Teleferik de çıkıyor
Buraya teleferikle de ulaşılıyor. Dışarısı çok soğuk olunca teleferik binasına giriyorum; sıcacık... Gölün etrafı trekking bölgesi ve insanlar dağı taşı doldurmuş. Onları ve manzarayı izliyorum çıkıp çıkıp. Saatlerce sisin kalkmasını bekliyoruz ama açılmıyor. En sonunda gitmeye karar veriyoruz ve yola indiğim an sis dağılıyor. Şaka gibi; hemen otomobil için uygun ilk park cebine nasıl kendimi attıysam... Kameralar çıkıyor, burada içmek için çayımı doldurduğum termosumu ve ince belli bardağımı kapıyorum ve bir taşa çöküp dağın soğuk temiz havasını ve yolların muhteşem manzarasını seyrediyorum... Tekrar sis basması ihtimaline karşı bir ‘Şarlo’ filminin içindeki gibi hızlıyız. Çay mühim. İnce belli bardak mühim. Orada içilmesi daha da mühim. Yanlış bilgi sebebiyle bir değil, iki defa geçmek nasip oldu. Artık mutluyuz, yeni rotalara devam! O muhteşem yollardan kıvrıla kıvrıla otomobil sürmeyi başarmanın verdiği hazla en yakın şehir Sibiu’ya varıyoruz. Bir saat bile sürmüyor gezmesi. Bu gece artık sıcak bir yatağı ve duşu hak ettik. Merkezdeki hostelde uykuya dalarken bir hayalimin daha üstünü çizmenin mutluluğunu yaşıyorum. Bu seferki yol arkadaşımı bir Facebook sayfasında açtığım ilanla buldum. Şansıma iyi bir takım arkadaşı çıktı. Tuna Nehri boyunca yakıcı güneş altında ilerlerken yaşadığım muhteşem anlara, manzaralara, şatolara, vampirlere, dağlara, göllere, şelalelere, attığım sayısız kampa, gece soğuğa, gündüz sıcağa, tüm yorgunluğuma, neşeme bir selam gönderiyorum; teşekkürler...
Bu yol neden bu kadar özel?
1968’de Varşova Paktı üyeleri Sovyetler Birliği, Bulgaristan, Polonya ve Macaristan’ın Çekoslovakya’yı işgal etmesinden tedirgin olan dönemin Romanya Başkanı Çavuşesku, ülkenin kuzeyi ve güneyi arasında ordunun hızlıca malzeme ikmali yapması için bu yolu açtırıyor.
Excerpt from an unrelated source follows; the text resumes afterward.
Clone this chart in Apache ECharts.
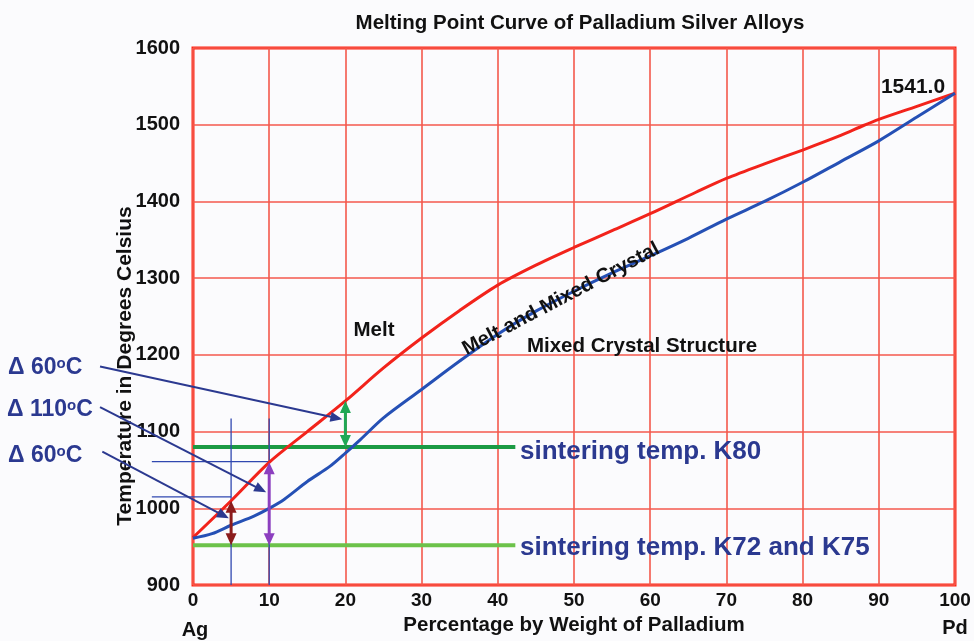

Tam 6 milyon dinamit patlatılıyor. Bu olayda 38 insan hayatını kaybediyor. 4.5 yılda bitiriliyor ama asfaltlanması bir 4 yıl daha sürüyor. Toplam 91 kilometre ve en yüksek noktası 2.145 metre. Fagaraş Dağları’ndaki bu virajlı yol artık turistlerin gözdesi. Eğer arabayla gidemiyorsanız Bükreş’ten turlara katılabilirsiniz. Yol yüksek irtifa sebebiyle ekim-haziran arası kardan dolayı kapanıyormuş. Ağustos’ta bile kar yağıp kapandığı olabiliyormuş.